The plaintiff contends that the six percent regulation is void. If we were considering the question as an original one, we might be in doubt as to the answer. Judge Goodrich’s opinion in Philmac v. United States, 192 F. 2d 517, C. A. 3, seems to us to have much to commend it. But all other decisions, and they are numerous, are to the contrary, and hold the regulation void. As a consequence, the rates of interest vary from judicial district to judicial district, from two and one-half percent to six percent. The cases are cited and some of them are discussed in Judge Nordbye’s opinion in United States v. Ring Construction Co., 113 F. Supp. 217, D. C. Minn., affirmed, 209 F. 2d 668. We bow to the overwhelming weight of authority and hold the six percent regulation invalid.

We think that, the regulation being eliminated, the plaintiff’s contention for a four percent rate of interest is reasonable. That is the rate which the Government pays on over-collections of excess profits in these renegotiation cases, 50 U. S. C., App. Sec. 1231 (f). It is the rate fixed by Congress in 1951,65 Stat. 12,13,50 U. S. C., App. Sec. 1215 (b) (2) to be thereafter collected from contractors on unpaid renegotiation debts. The Government does not pay as much as four percent for the money that it borrows.

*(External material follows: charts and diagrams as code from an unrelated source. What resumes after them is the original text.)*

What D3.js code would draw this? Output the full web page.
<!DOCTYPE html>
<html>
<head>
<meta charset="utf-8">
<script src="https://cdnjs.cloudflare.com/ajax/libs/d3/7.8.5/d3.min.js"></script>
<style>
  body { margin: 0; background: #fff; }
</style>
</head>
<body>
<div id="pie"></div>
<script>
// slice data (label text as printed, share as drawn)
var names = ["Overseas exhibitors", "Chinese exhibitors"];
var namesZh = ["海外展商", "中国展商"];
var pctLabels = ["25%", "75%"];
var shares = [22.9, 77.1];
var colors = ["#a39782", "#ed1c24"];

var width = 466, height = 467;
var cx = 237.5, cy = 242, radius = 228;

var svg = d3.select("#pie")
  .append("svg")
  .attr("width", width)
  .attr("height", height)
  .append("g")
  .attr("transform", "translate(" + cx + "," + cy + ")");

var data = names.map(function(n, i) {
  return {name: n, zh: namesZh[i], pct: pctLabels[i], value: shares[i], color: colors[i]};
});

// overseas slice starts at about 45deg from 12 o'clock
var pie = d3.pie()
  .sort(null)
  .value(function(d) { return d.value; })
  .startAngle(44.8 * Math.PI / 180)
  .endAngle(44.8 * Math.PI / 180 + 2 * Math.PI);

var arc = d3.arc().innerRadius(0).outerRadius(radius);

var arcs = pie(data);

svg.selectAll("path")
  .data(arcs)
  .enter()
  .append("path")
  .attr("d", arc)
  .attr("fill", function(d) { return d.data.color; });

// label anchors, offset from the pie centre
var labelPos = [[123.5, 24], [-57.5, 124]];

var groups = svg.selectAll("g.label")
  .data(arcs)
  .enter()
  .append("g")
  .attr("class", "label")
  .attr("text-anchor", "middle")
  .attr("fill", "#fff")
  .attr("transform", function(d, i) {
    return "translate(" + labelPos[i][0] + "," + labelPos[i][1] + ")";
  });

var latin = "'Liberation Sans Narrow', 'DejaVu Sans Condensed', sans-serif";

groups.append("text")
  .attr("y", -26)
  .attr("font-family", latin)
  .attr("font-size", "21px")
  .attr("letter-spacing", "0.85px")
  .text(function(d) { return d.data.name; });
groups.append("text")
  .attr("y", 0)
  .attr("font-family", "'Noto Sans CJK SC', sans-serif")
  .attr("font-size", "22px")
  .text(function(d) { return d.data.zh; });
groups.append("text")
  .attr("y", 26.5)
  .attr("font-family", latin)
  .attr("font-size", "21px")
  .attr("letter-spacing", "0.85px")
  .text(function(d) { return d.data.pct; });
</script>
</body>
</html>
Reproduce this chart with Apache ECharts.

The Government urges that the plaintiff is barred from recovery by its voluntary payment of the money here sought to be recovered. We think that the rights of the plaintiff were preserved by the agreement of the parties, quoted earlier in this opinion. After the payment by the plaintiff pursuant to the agreement, it litigated the question of the principal amount, in the Tax Court, and was awarded a reduction of principal. The Tax Court held that it had no jurisdiction to pass on the question of interest. The plaintiff then sued here to recover the allegedly excessive interest. We think it is not barred from doing so.

The Government’s motion to dismiss the petition is denied.

It is so ordered.

LakamoRe, Judge; Whitaker, Judge; Littleton, Judge; and Jones, Chief Judge, concur.

The Magazine Repeating Razor Company was the plaintiff’s predecessor, to whose interest in this claim the plaintiff succeeded. The word “plaintiff” in this opinion includes both the plaintiff and its predecessor.